The Star Early Edition

Snaith looks to Soweto Moon

- MICHAEL CLOWER

JUSTIN Snaith (pictured) made a clean sweep of the first three two-year-old races of the Cape season and he can strike again with Soweto Moon in the opening Maiden Juvenile Plate at Kenilworth tomorrow.

This Australian-bred colt was cheaply bought by Hassen Adams for AUS$17 000 at last year’s Magic Million Sale and Snaith says: “He has only been on the grass once and out of the pens once but he is a powerful horse and he could be interestin­g.”

The former champion trainer, who has had just two reverses on the two-year-old front this term (they were second and fourth), also introduces Gimme Green in the Adams colours but riding arrangemen­ts point to the stable companion who opened at 8-10 with World Sports Betting on Monday. Gimme Green was 7-1.

Dancer, bought by owner Martin Wickens for R275 000, is out of a mare that won twice at 1 400m and is Joey Ramsden’s first juvenile runner of the season. He opened at 7-2.

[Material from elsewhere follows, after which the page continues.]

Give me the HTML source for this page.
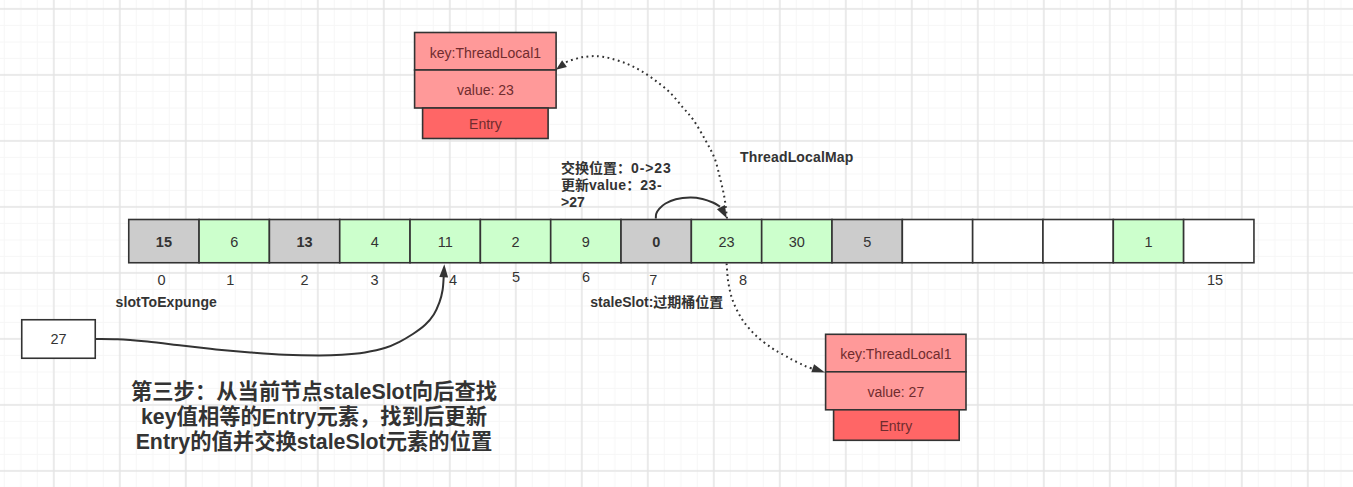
<!DOCTYPE html>
<html lang="zh"><head><meta charset="utf-8"><title>ThreadLocalMap</title>
<style>
html,body{margin:0;padding:0;background:#fff;}
body{width:1353px;height:487px;overflow:hidden;position:relative;}
svg{position:absolute;left:0;top:0;display:block;}
text{font-family:"Liberation Sans","Noto Sans CJK SC",sans-serif;fill:#333;}
.b{font-weight:bold;}
.n{font-size:14.5px;text-anchor:middle;}
.e{font-size:14px;text-anchor:middle;}
.red{fill:#702c2e;}
</style></head><body>
<svg width="1353" height="487" viewBox="0 0 1353 487">
<defs>
<pattern id="grid" x="52.8" y="7.9" width="66" height="66" patternUnits="userSpaceOnUse">
<path d="M17.5 0V66M34 0V66M50.5 0V66M0 17.5H66M0 34H66M0 50.5H66" stroke="#f6f6f6" stroke-width="1" fill="none"/>
<path d="M1 0V66M0 1H66" stroke="#e4e4e4" stroke-width="1.5" fill="none"/>
</pattern>
</defs>
<rect width="1353" height="487" fill="#fff"/>
<rect width="1353" height="487" fill="url(#grid)"/>

<g stroke="#333333" stroke-width="1.6">
<rect x="128.75" y="219.50" width="70.33" height="43.25" fill="#cccccc"/>
<rect x="199.07" y="219.50" width="70.33" height="43.25" fill="#ccffcc"/>
<rect x="269.40" y="219.50" width="70.33" height="43.25" fill="#cccccc"/>
<rect x="339.73" y="219.50" width="70.33" height="43.25" fill="#ccffcc"/>
<rect x="410.05" y="219.50" width="70.33" height="43.25" fill="#ccffcc"/>
<rect x="480.38" y="219.50" width="70.33" height="43.25" fill="#ccffcc"/>
<rect x="550.70" y="219.50" width="70.33" height="43.25" fill="#ccffcc"/>
<rect x="621.03" y="219.50" width="70.33" height="43.25" fill="#cccccc"/>
<rect x="691.35" y="219.50" width="70.33" height="43.25" fill="#ccffcc"/>
<rect x="761.68" y="219.50" width="70.33" height="43.25" fill="#ccffcc"/>
<rect x="832.00" y="219.50" width="70.33" height="43.25" fill="#cccccc"/>
<rect x="902.33" y="219.50" width="70.33" height="43.25" fill="#ffffff"/>
<rect x="972.65" y="219.50" width="70.33" height="43.25" fill="#ffffff"/>
<rect x="1042.97" y="219.50" width="70.33" height="43.25" fill="#ffffff"/>
<rect x="1113.30" y="219.50" width="70.33" height="43.25" fill="#ccffcc"/>
<rect x="1183.62" y="219.50" width="70.33" height="43.25" fill="#ffffff"/>
</g>
<text class="n b" x="163.9" y="246.6">15</text>
<text class="n" x="234.2" y="246.6">6</text>
<text class="n b" x="304.6" y="246.6">13</text>
<text class="n" x="374.9" y="246.6">4</text>
<text class="n" x="445.2" y="246.6">11</text>
<text class="n" x="515.5" y="246.6">2</text>
<text class="n" x="585.9" y="246.6">9</text>
<text class="n b" x="656.2" y="246.6">0</text>
<text class="n" x="726.5" y="246.6">23</text>
<text class="n" x="796.8" y="246.6">30</text>
<text class="n" x="867.2" y="246.6">5</text>
<text class="n" x="1148.5" y="246.6">1</text>
<text class="n" x="161.6" y="285.2">0</text>
<text class="n" x="230.4" y="285.2">1</text>
<text class="n" x="304.5" y="285.2">2</text>
<text class="n" x="374.5" y="285.2">3</text>
<text class="n" x="453.0" y="285.2">4</text>
<text class="n" x="516.0" y="282.2">5</text>
<text class="n" x="586.0" y="282.4">6</text>
<text class="n" x="653.3" y="285.2">7</text>
<text class="n" x="743.0" y="285.2">8</text>
<text class="n" x="1215.0" y="285.2">15</text>
<text class="b" font-size="14" x="115.6" y="307.2" letter-spacing="0.1">slotToExpunge</text>
<text class="b" font-size="14" x="590.3" y="306.5">staleSlot:过期桶位置</text>
<text class="b" font-size="14" x="740" y="162" letter-spacing="0.16">ThreadLocalMap</text>
<text class="b" font-size="14" x="561" y="173">交换位置：<tspan letter-spacing="0.9">0-&gt;23</tspan></text>
<text class="b" font-size="14" x="561" y="189.7">更新<tspan letter-spacing="0.3">value</tspan>：<tspan letter-spacing="0.5">23-</tspan></text>
<text class="b" font-size="14" x="561" y="206.5">&gt;27</text>
<g stroke="#333333" stroke-width="1.6">
<rect x="414.60" y="32.50" width="141.50" height="37.5" fill="#ff9999"/>
<rect x="414.60" y="70.00" width="141.50" height="38" fill="#ff9999"/>
<rect x="422.60" y="108.00" width="125.50" height="30.5" fill="#ff6666"/>
</g>
<text class="e red" x="485.4" y="57.8">key:ThreadLocal1</text>
<text class="e red" x="485.4" y="95.0">value: 23</text>
<text class="e red" x="485.4" y="128.5">Entry</text>
<g stroke="#333333" stroke-width="1.6">
<rect x="825.60" y="334.30" width="140.40" height="37.5" fill="#ff9999"/>
<rect x="825.60" y="371.80" width="140.40" height="38" fill="#ff9999"/>
<rect x="833.60" y="409.80" width="125.60" height="30.5" fill="#ff6666"/>
</g>
<text class="e red" x="895.8" y="358.9">key:ThreadLocal1</text>
<text class="e red" x="895.8" y="396.8">value: 27</text>
<text class="e red" x="895.8" y="430.8">Entry</text>
<rect x="21.75" y="319.75" width="73.5" height="38.5" fill="#fff" stroke="#333333" stroke-width="1.6"/>
<text class="n" x="58.5" y="344">27</text>
<text class="b" font-size="21.33" text-anchor="middle" x="314" y="399.0">第三步：从当前节点staleSlot向后查找</text>
<text class="b" font-size="21.33" text-anchor="middle" x="314" y="424.2">key值相等的Entry元素，找到后更新</text>
<text class="b" font-size="21.33" text-anchor="middle" x="314" y="448.8">Entry的值并交换staleSlot元素的位置</text>
<path d="M727.0 218.5 C726.6 215.3 725.8 205.7 724.7 199.1 C723.6 192.5 721.9 185.6 720.2 178.8 C718.5 172.0 717.1 164.8 714.6 158.4 C712.1 152.0 709.0 146.7 705.5 140.3 C702.0 133.9 697.2 125.5 693.4 120.0 C689.6 114.5 686.4 111.7 682.7 107.3 C679.0 102.9 675.2 97.8 671.0 93.6 C666.8 89.4 662.2 85.7 657.3 82.0 C652.4 78.3 646.9 74.3 641.7 71.2 C636.5 68.1 631.5 65.6 626.0 63.4 C620.5 61.2 612.8 59.0 608.5 57.9 C604.2 56.8 602.7 56.8 600.5 56.5 C598.3 56.2 596.9 56.1 595.1 56.1 C593.3 56.1 591.6 56.2 589.8 56.3 C588.0 56.4 586.1 56.7 584.4 56.9 C582.7 57.1 581.2 57.3 579.5 57.7 C577.8 58.1 576.0 58.9 574.2 59.4 C572.4 59.9 570.3 60.4 568.8 61.0 C567.3 61.6 565.6 62.5 565.0 62.8" fill="none" stroke="#333333" stroke-width="2" stroke-dasharray="1.8 3.5"/>
<path d="M556.0 69.7 L562.1 60.3 L566.9 67.1 Z" fill="#333333"/>
<path d="M726.6 263.5 C726.9 266.5 727.2 275.6 728.2 281.7 C729.2 287.8 730.4 294.2 732.7 300.4 C735.0 306.6 738.2 313.3 742.0 319.1 C745.8 324.9 750.5 330.3 755.4 335.1 C760.3 339.9 766.8 344.5 771.5 347.8 C776.2 351.1 780.2 352.9 783.7 354.9 C787.2 356.9 789.6 358.4 792.7 360.0 C795.8 361.6 799.8 363.5 802.2 364.6 C804.6 365.7 805.2 366.1 807.0 366.8 C808.8 367.5 812.0 368.6 813.0 369.0" fill="none" stroke="#333333" stroke-width="2" stroke-dasharray="1.8 3.5"/>
<path d="M825.0 372.6 L811.3 372.3 L814.1 364.3 Z" fill="#333333"/>
<path d="M655.8 218.5 C655.9 217.7 655.7 215.3 656.3 213.7 C656.9 212.0 657.9 210.3 659.4 208.6 C660.9 206.9 662.8 205.1 665.5 203.5 C668.2 201.9 671.7 200.2 675.8 199.2 C679.9 198.2 685.8 197.6 690.2 197.5 C694.7 197.4 698.7 198.1 702.5 198.9 C706.3 199.7 709.9 201.2 712.8 202.5 C715.7 203.8 718.8 205.9 720.0 206.6" fill="none" stroke="#333333" stroke-width="2"/>
<path d="M726.8 218.3 L716.9 209.2 L724.9 205.1 Z" fill="#333333"/>
<path d="M95.5 339.0 C99.2 339.1 108.9 338.9 117.5 339.3 C126.1 339.7 136.6 340.6 147.3 341.6 C158.0 342.6 170.2 344.2 181.6 345.5 C193.0 346.8 204.5 348.2 216.0 349.4 C227.5 350.5 239.0 351.5 250.4 352.4 C261.9 353.3 273.2 354.2 284.7 354.7 C296.1 355.2 309.6 355.4 319.1 355.4 C328.7 355.4 334.4 355.2 342.0 354.7 C349.6 354.2 357.6 353.5 364.9 352.4 C372.1 351.2 379.7 349.6 385.5 347.8 C391.3 346.0 394.9 344.1 399.5 341.8 C404.1 339.5 408.6 336.8 412.9 334.0 C417.2 331.2 421.7 328.1 425.2 324.8 C428.7 321.6 431.4 318.3 433.8 314.5 C436.2 310.7 438.0 306.3 439.5 302.2 C441.0 298.1 441.9 294.2 442.6 290.0 C443.3 285.8 443.5 279.2 443.7 277.0" fill="none" stroke="#333333" stroke-width="2"/>
<path d="M444.3 264.2 L448.1 277.4 L439.3 277.0 Z" fill="#333333"/>
</svg></body></html>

Paul Reeves has been busy with his two-year-olds and his three have all run at least once. Moulina is the shortest-priced of the trio at 33-10 but it could be worth noting that 7-1 shot Navarone started favourite on debut and was reported striding short behind when disappoint­ing last week.

Andre Nel is making a big success of his new role as Sabine Plattner’s private trainer. He has a strike rate of virtually 20% at Kenilworth (12 wins from 61 runners) and he can land a double with Weskus Klong and Leisure Trip.

The former would have finished closer to second-placed Castlewood on debut three weeks ago had he not thrown away valuable ground at the start. He should know more about it this time and makes slightly more appeal, even at 8-10, than Castlewood at 14-10 despite Billy Prestage’s runner having also gone close on his previous start.

“Weskus Klong has improved a bit while Leisure Trip has done pretty well and has also improved,” says Nel. “However I would like the form of her debut second to have worked out better.”

He is referring to Oli Miranda and My Cherry, third and fourth when Leisure Trip was second, managing only fifth and sixth behind Hilaria in the first last Saturday. That certainly casts a slight doubt and is probably why Leisure Trip opened at evens rather than odds-on. Vaughan Marshall’s Queen At War (15-4) looks the alternativ­e.

Boomtown Belter receives weight all round in race two and can justify 2-1 favouritis­m. “I am bringing her back from 1 200m and she will like that,” says Adam Marcus who is hoping that the gallop will be a strong one. “She likes a good pace and to chase them.”